Deutschland BGH urteilt im Implantaten Prozess

The BGH upheld a regional court's verdict

Holiday pictures allowed

But the plaintiff's suit was not entirely successful. The court denied her demand to force her former lover to delete all photos taken of her. "Photos that show the plaintiff clothed in an everyday or holiday situation are a tangent to general personal rights, and are less ... damaging to the reputation of the plaintiff for third parties," the court said.

The court made clear which pictures the defendant would have to delete: any showing her naked, semi-naked or with her intimate areas exposed, in her underwear, or "before, during, or after sexual intercourse."

Lawyers welcomed the ruling as a useful streamlining of what has become an increasingly common lawsuit. "It used to be possible to retract permission, once you've become older and richer, but it was very difficult," said Christian Solmecke, an attorney who has dealt with a number of privacy rights cases. "Now the BGH has set up something like a common rule: if you're in a relationship and take intimate pictures, which a lot of people apparently do, especially younger people, then the consent can be given, but it can also be withdrawn the moment the relationship is over."

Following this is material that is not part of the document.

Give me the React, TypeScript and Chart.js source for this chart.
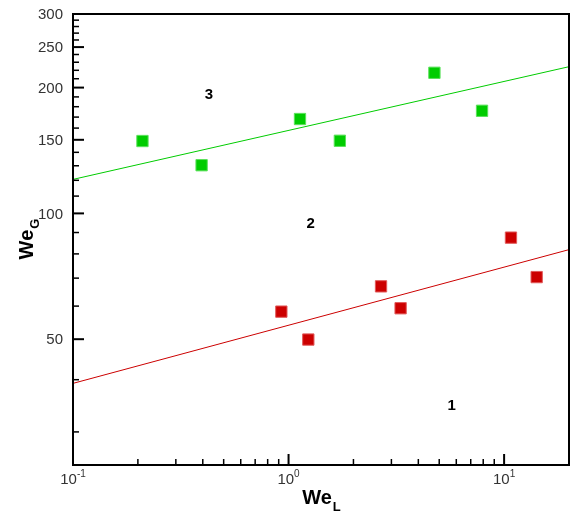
import React, { useEffect, useRef } from "react";
import { Chart, registerables } from "chart.js";

Chart.register(...registerables);

const FONT = '"Liberation Sans", Arial, Helvetica, sans-serif';

// Region 3 (green) measurements
const weL3 = [0.21, 0.395, 1.13, 1.73, 4.75, 7.9];
const weG3 = [149, 130.4, 168.2, 149.2, 217, 176];
// Region 1 (red) measurements
const weL1 = [0.926, 1.235, 2.685, 3.31, 10.76, 14.16];
const weG1 = [58.2, 49.9, 66.9, 59.3, 87.5, 70.4];
// Boundary lines (end points)
const fitL = [0.1, 20];
const fitG3 = [120.6, 224.4];
const fitG1 = [39.2, 81.9];

const xRange = [0.1, 20];
const yRange = [25, 300];
const xMajorTicks = [0.1, 1, 10];
const xTickExponents = ["-1", "0", "1"];
const xMinorTicks = [0.2, 0.3, 0.4, 0.5, 0.6, 0.7, 0.8, 0.9, 2, 3, 4, 5, 6, 7, 8, 9];
const yMajorTicks = [50, 100, 150, 200, 250, 300];
const yTickLabels = ["50", "100", "150", "200", "250", "300"];
const yMinorTicks = [30, 40, 60, 70, 80, 90, 110, 120, 130, 140, 160, 170, 180, 190, 210, 220, 230, 240, 260, 270, 280, 290];

const regionLabels = ["1", "2", "3"];
const regionX = [5.71, 1.267, 0.427];
const regionY = [34.7, 94.4, 192.5];

const GREEN = "rgb(0,204,0)";
const RED = "rgb(204,0,0)";

const framePlugin = {
  id: "tecframe",
  afterDraw(chart: any) {
    const { ctx, chartArea: a, scales } = chart;
    const xs = scales.x;
    const ys = scales.y;
    ctx.save();
    ctx.strokeStyle = "#000";
    // y ticks (inward)
    ctx.lineWidth = 2;
    yMajorTicks.forEach((v) => {
      const p = ys.getPixelForValue(v);
      if (v >= yRange[1]) return;
      ctx.beginPath();
      ctx.moveTo(a.left, p);
      ctx.lineTo(a.left + 11, p);
      ctx.stroke();
    });
    ctx.lineWidth = 1.5;
    yMinorTicks.forEach((v) => {
      const p = ys.getPixelForValue(v);
      ctx.beginPath();
      ctx.moveTo(a.left, p);
      ctx.lineTo(a.left + 6, p);
      ctx.stroke();
    });
    // x ticks (inward)
    ctx.lineWidth = 2;
    xMajorTicks.forEach((v) => {
      const p = xs.getPixelForValue(v);
      ctx.beginPath();
      ctx.moveTo(p, a.bottom);
      ctx.lineTo(p, a.bottom - 11);
      ctx.stroke();
    });
    ctx.lineWidth = 1.5;
    xMinorTicks.forEach((v) => {
      const p = xs.getPixelForValue(v);
      ctx.beginPath();
      ctx.moveTo(p, a.bottom);
      ctx.lineTo(p, a.bottom - 6);
      ctx.stroke();
    });
    // frame
    ctx.lineWidth = 2;
    ctx.strokeRect(a.left, a.top, a.right - a.left, a.bottom - a.top);

    // y tick labels
    ctx.fillStyle = "#333";
    ctx.font = `15px ${FONT}`;
    ctx.textAlign = "right";
    ctx.textBaseline = "middle";
    yMajorTicks.forEach((v, i) => {
      ctx.fillText(yTickLabels[i], a.left - 10, ys.getPixelForValue(v) + 1);
    });

    // x tick labels with superscripts
    ctx.textBaseline = "alphabetic";
    ctx.textAlign = "left";
    xMajorTicks.forEach((v, i) => {
      const p = xs.getPixelForValue(v);
      ctx.font = `15px ${FONT}`;
      const wBase = ctx.measureText("10").width;
      ctx.font = `10px ${FONT}`;
      const wExp = ctx.measureText(xTickExponents[i]).width;
      const start = p - (wBase + wExp) / 2;
      ctx.font = `15px ${FONT}`;
      ctx.fillText("10", start, a.bottom + 19);
      ctx.font = `10px ${FONT}`;
      ctx.fillText(xTickExponents[i], start + wBase, a.bottom + 12);
    });

    // axis titles
    ctx.fillStyle = "#000";
    ctx.font = `bold 20px ${FONT}`;
    const wWe = ctx.measureText("We").width;
    ctx.font = `bold 13px ${FONT}`;
    const wL = ctx.measureText("L").width;
    const cx = (a.left + a.right) / 2;
    const sx = cx - (wWe + wL) / 2;
    ctx.font = `bold 20px ${FONT}`;
    ctx.fillText("We", sx, 504);
    ctx.font = `bold 13px ${FONT}`;
    ctx.fillText("L", sx + wWe + 1, 511);

    const wG = ctx.measureText("G").width;
    const cy = (a.top + a.bottom) / 2;
    ctx.save();
    ctx.translate(33, cy + (wWe + wG) / 2);
    ctx.rotate(-Math.PI / 2);
    ctx.font = `bold 20px ${FONT}`;
    ctx.fillText("We", 0, 0);
    ctx.font = `bold 13px ${FONT}`;
    ctx.fillText("G", wWe + 1, 6);
    ctx.restore();

    // region labels
    ctx.font = `bold 15px ${FONT}`;
    ctx.textAlign = "center";
    ctx.textBaseline = "middle";
    regionLabels.forEach((t, i) => {
      ctx.fillText(t, xs.getPixelForValue(regionX[i]), ys.getPixelForValue(regionY[i]));
    });
    ctx.restore();
  },
};

export default function App() {
  const ref = useRef<HTMLCanvasElement | null>(null);
  useEffect(() => {
    if (!ref.current) return;
    const chart = new Chart(ref.current, {
      type: "scatter",
      data: {
        datasets: [
          {
            label: "fit3",
            data: fitL.map((x, i) => ({ x, y: fitG3[i] })),
            showLine: true,
            borderColor: GREEN,
            borderWidth: 1,
            pointRadius: 0,
          },
          {
            label: "fit1",
            data: fitL.map((x, i) => ({ x, y: fitG1[i] })),
            showLine: true,
            borderColor: RED,
            borderWidth: 1,
            pointRadius: 0,
          },
          {
            label: "region3",
            data: weL3.map((x, i) => ({ x, y: weG3[i] })),
            pointStyle: "rect",
            pointRadius: 8,
            backgroundColor: GREEN,
            borderColor: "rgb(90,225,90)",
            borderWidth: 1,
          },
          {
            label: "region1",
            data: weL1.map((x, i) => ({ x, y: weG1[i] })),
            pointStyle: "rect",
            pointRadius: 8,
            backgroundColor: RED,
            borderColor: "rgb(225,90,90)",
            borderWidth: 1,
          },
        ],
      },
      options: {
        responsive: false,
        animation: false,
        layout: { autoPadding: false, padding: { top: 14, right: 3, left: 73, bottom: 51 } },
        plugins: {
          legend: { display: false },
          tooltip: { enabled: false },
        },
        scales: {
          x: {
            type: "logarithmic",
            min: xRange[0],
            max: xRange[1],
            grid: { display: false, drawTicks: false },
            border: { display: false },
            ticks: { display: false },
            afterBuildTicks: (s: any) => {
              s.ticks = xMajorTicks.map((v) => ({ value: v }));
            },
            afterFit: (s: any) => {
              s.height = 0;
            },
          },
          y: {
            type: "logarithmic",
            min: yRange[0],
            max: yRange[1],
            grid: { display: false, drawTicks: false },
            border: { display: false },
            ticks: { display: false },
            afterBuildTicks: (s: any) => {
              s.ticks = yMajorTicks.map((v) => ({ value: v }));
            },
            afterFit: (s: any) => {
              s.width = 0;
            },
          },
        },
      },
      plugins: [framePlugin],
    });
    return () => chart.destroy();
  }, []);
  return (
    <div style={{ position: "absolute", left: 0, top: 0, width: 572, height: 516, background: "#fff" }}>
      <canvas ref={ref} width={572} height={516} style={{ display: "block" }} />
    </div>
  );
}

'Revenge porn' significance

According to lawyers, the ruling offers important new legal security to anyone who acquiesces in taking intimate pictures during a relationship. But Solmecke argues that the ruling is also significant for more serious "revenge porn" cases, which have also become more common, and which he also worked on. "Sometimes they were manipulated images, sometimes they were secretly recorded images, but sometimes they were also images that had been taken with consent," he told DW. "But once those pictures are on the Internet, then the damage can hardly be stemmed."

Solmecke believes that this is what the federal court ruling was aiming at - to make clear that the very existence of the pictures represents a threat to people's personal rights. "That is a huge help for those affected," he said.

Christian Solmecke, Anwalt für Medienrecht

Solmecke says the ruling has helped simplify privacy lawsuits

German courts have been paying more attention to revenge porn cases recently. In August this year, a woman was awarded 15,000 euros ($16,300) by a Düsseldorf court after her brother-in-law posted pornographically photo-shopped images of her on several websites. "That was one of the first verdicts where it came to a claim for damages payments," Solmecke said. The woman's attorneys had asked for 22,000 euros, a claim the court denied because the woman had not received "concrete injury such as telephone calls or people ringing her door" as a result of the dissemination of the images.

Solmecke doubts that in the present case the woman will be able to claim financial compensation beyond the deletion of the images. He also admitted that it would be difficult for authorities to check that the man did not keep secret copies - though if those pictures ever did reemerge, and make it onto the Internet, the man would likely face both fines and damages payments. "Then it would get expensive," said Solmecke.

Nevertheless, revenge porn cases are no longer being considered trivial offenses by German courts: posting intimate images without consent can lead to a criminal conviction - and a prison sentence of up to two years.